Over the last five years, Simon has sought out and photographed disorienting subjects—each highlighting a specific cultural complexity, collapse or ambiguity—within the exact frame size as Kazimir Malevich’s 1915 Suprematist masterpiece, Black Square. An elemental black square painted on canvas with a white border, it represented both an end and a beginning in art history: an attempt to create a new abstraction devoid of overt social or political meaning, yet devastating in its implications for the representational image. In her contemporary homage, Simon embraces Malevich’s aesthetic intention and its profound impact on the history of art and visual communication, but pushes his initiative forward onto contemporary ground.

Simon’s Black Square expands on earlier bodies of work, specifically An American Index of the Hidden and Unfamiliar (2007), which explored the covert intersection between private and public domains; and A Living Man Declared Dead and Other Chapters (2008–11), for which she travelled widely to research and record bloodlines and their related stories. Here she continues to probe the relationship between image and text, access to information, and engagement with history. The subjects of her photographs are drawn from a wide span of cultural subcategories, including nature, science, government, and religion, and range from eccentric to haunting—a book included in an official American time capsule teaching a distant future about a language called “English”; a blue and gold macaw suffering from feather destructive disorder due to boredom and a lack of companionship in captivity; Ethel and Julius Rosenberg’s final letter, written to their children on the day they were executed at Sing Sing Correctional Facility.

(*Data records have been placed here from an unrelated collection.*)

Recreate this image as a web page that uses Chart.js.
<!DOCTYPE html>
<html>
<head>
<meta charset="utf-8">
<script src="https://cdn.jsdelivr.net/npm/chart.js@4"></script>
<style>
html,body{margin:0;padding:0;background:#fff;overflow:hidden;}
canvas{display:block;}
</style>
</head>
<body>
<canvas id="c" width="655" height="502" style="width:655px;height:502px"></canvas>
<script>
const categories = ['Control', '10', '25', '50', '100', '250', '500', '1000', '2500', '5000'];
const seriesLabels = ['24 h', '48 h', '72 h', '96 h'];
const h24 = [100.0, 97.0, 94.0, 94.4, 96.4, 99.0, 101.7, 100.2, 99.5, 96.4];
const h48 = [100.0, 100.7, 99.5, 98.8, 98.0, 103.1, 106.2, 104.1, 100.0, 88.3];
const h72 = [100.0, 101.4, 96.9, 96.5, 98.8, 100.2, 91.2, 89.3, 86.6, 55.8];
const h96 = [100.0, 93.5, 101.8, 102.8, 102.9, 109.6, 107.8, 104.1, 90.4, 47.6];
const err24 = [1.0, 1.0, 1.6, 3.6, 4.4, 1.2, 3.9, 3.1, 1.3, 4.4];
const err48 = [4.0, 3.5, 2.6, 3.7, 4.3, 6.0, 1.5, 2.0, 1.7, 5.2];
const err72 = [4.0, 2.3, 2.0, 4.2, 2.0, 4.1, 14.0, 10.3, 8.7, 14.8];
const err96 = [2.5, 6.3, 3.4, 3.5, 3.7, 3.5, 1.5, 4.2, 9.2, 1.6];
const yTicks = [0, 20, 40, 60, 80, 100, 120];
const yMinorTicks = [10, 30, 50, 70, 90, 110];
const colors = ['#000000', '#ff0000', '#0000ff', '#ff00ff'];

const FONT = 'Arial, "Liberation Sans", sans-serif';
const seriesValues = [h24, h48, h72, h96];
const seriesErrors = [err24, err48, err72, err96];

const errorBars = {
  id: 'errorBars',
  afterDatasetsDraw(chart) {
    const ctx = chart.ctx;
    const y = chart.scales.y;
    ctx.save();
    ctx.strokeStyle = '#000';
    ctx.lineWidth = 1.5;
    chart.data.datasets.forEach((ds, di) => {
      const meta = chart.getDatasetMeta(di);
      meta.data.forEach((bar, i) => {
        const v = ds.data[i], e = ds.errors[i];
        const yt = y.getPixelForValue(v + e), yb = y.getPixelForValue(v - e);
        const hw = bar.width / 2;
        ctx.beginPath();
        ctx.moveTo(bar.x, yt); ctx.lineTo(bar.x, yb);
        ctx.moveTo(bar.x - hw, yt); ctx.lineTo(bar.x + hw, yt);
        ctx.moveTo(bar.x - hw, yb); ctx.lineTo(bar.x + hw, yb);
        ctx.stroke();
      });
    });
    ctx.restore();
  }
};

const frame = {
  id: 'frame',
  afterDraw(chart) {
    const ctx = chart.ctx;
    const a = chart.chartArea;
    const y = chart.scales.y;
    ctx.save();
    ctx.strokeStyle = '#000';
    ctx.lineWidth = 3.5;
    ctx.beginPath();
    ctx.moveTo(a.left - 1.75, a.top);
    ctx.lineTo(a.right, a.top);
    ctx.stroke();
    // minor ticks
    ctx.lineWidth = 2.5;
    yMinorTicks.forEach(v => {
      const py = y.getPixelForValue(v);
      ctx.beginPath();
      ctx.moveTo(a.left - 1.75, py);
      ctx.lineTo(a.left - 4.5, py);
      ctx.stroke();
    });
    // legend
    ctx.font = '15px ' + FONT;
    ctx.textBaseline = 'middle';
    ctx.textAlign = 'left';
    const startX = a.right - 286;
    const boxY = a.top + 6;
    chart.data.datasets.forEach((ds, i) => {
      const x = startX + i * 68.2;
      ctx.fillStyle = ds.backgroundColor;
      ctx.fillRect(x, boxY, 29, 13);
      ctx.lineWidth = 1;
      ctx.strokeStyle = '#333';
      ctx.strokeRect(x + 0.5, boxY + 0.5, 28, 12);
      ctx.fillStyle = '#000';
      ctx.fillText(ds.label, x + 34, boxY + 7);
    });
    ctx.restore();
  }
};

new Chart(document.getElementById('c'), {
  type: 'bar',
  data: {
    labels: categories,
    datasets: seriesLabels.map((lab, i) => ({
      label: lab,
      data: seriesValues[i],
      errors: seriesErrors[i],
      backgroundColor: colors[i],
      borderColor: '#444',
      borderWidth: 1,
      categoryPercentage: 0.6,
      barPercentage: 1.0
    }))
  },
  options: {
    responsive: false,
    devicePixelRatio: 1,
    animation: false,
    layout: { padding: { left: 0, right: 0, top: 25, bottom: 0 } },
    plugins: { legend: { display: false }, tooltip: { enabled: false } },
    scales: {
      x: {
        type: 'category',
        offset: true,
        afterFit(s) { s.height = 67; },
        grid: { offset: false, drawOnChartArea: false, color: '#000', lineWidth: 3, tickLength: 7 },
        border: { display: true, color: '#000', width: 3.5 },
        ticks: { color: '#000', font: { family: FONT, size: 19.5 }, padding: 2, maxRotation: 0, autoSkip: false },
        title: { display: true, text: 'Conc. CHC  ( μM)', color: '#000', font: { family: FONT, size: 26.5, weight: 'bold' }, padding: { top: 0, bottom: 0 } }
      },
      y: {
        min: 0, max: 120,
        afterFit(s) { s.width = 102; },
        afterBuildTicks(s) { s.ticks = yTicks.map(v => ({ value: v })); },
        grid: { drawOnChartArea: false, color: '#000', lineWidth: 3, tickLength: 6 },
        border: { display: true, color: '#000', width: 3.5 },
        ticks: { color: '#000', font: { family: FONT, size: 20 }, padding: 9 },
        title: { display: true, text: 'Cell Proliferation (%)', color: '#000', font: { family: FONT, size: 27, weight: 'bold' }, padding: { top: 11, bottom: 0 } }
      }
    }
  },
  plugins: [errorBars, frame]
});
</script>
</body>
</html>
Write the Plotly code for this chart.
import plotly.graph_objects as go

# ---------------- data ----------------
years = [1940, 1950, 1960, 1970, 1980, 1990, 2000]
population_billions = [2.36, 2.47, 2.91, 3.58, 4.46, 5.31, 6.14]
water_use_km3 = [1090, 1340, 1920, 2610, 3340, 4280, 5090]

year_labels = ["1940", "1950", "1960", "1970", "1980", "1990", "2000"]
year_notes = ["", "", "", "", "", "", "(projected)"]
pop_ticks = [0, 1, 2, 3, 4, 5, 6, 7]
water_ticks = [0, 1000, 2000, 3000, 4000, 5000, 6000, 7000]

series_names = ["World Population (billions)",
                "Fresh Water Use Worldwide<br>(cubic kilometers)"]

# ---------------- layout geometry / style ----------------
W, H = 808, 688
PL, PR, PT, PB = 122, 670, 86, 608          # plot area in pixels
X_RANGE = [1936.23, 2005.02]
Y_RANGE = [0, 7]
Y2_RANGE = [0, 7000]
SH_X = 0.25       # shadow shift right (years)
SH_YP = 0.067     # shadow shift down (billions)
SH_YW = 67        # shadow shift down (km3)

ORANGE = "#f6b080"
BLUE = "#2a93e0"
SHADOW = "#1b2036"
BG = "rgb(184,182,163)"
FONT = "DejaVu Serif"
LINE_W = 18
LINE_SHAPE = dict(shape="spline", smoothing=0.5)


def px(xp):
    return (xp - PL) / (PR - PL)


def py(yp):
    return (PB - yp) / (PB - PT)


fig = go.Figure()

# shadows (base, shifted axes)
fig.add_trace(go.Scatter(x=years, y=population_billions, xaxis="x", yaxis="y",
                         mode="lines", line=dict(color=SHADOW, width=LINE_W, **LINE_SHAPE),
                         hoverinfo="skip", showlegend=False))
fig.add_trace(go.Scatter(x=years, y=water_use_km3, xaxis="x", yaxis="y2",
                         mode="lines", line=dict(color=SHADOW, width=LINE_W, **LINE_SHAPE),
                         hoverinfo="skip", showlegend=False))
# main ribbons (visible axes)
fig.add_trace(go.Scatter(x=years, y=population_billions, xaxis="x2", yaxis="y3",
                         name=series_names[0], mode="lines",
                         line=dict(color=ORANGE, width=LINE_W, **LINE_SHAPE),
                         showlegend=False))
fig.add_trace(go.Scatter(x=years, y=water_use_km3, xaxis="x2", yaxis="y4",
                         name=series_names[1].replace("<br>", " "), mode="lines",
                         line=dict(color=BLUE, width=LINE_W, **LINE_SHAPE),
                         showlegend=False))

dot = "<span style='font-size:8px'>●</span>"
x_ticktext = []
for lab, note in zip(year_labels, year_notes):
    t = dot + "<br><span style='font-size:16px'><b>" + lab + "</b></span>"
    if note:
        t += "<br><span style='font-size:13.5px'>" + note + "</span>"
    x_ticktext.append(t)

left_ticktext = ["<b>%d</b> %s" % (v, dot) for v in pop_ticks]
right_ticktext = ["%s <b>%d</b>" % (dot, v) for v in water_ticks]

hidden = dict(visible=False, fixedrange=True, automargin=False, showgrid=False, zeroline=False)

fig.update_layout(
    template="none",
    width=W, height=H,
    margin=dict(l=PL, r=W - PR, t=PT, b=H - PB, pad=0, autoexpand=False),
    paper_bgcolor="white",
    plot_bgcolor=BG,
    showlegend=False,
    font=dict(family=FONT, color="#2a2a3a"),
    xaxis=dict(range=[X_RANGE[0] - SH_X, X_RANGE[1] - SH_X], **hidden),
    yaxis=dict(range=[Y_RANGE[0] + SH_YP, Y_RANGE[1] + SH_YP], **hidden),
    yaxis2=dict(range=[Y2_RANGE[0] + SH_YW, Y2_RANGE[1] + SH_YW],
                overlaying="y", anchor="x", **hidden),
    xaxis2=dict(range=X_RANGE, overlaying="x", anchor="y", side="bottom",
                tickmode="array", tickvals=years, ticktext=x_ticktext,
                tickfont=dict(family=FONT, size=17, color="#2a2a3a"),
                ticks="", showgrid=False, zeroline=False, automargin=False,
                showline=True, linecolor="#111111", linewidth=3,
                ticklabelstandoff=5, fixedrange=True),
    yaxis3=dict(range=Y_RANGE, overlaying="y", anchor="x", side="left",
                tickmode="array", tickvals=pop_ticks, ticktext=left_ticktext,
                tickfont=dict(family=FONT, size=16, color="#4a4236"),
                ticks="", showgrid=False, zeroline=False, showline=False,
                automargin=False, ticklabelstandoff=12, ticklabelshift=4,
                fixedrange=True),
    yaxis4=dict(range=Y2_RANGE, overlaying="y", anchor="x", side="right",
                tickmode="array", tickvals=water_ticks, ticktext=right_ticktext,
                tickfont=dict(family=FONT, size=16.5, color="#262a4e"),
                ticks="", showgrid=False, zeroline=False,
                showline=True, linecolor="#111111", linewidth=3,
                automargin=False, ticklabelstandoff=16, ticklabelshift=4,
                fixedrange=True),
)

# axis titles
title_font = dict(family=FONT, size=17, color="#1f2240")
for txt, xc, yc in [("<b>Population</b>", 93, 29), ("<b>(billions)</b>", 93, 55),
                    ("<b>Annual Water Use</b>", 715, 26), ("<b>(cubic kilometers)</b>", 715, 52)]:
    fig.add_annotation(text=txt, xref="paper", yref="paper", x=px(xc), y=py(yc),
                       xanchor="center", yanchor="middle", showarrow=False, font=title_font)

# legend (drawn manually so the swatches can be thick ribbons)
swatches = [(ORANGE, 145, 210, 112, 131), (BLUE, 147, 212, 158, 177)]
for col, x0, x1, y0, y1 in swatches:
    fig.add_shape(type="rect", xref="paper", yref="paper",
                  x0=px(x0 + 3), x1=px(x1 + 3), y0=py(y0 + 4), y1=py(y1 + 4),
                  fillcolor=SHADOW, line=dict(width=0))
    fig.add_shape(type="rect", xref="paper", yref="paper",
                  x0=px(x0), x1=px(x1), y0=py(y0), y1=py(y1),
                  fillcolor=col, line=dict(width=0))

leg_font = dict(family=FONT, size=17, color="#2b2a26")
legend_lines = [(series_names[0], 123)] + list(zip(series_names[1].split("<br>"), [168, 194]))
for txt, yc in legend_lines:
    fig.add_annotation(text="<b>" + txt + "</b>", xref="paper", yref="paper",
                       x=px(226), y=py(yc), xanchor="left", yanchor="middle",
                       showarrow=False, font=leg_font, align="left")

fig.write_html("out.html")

Simon uses a large-format view camera when conditions permit, and most of her compositions are accompanied by a text as a key to visual subject and situation. The combination of image and word underscores Simon’s role as both witness and informant. Framed against a crisp, impenetrable black background, the Black Square photographs pop with seductive theatricality. In Black Square II an artificial heart hovers, spectral white, evoking life’s fragility, its dependence on technology, and perhaps even the fleeting nature of love. In Black Square IV, shot in South Africa, roiling flames explode from a Toyota Corolla, a paradoxically violent anti-hijacking system. In Black Square I, Bill Gates appears as a ghostly hologram against an inky backdrop, guardian of the world’s largest photographic archive that has been entombed below ground, no longer accessible for research. His pale, deathly image speaks of the precarious future of cultural heritage in the age of corporate takeover. Through her incisive and provocative photographic practice, Simon probes the gaps and cynosures between image and text, exposing “fact” as a realm where total understanding is impossible and ambiguity reigns supreme.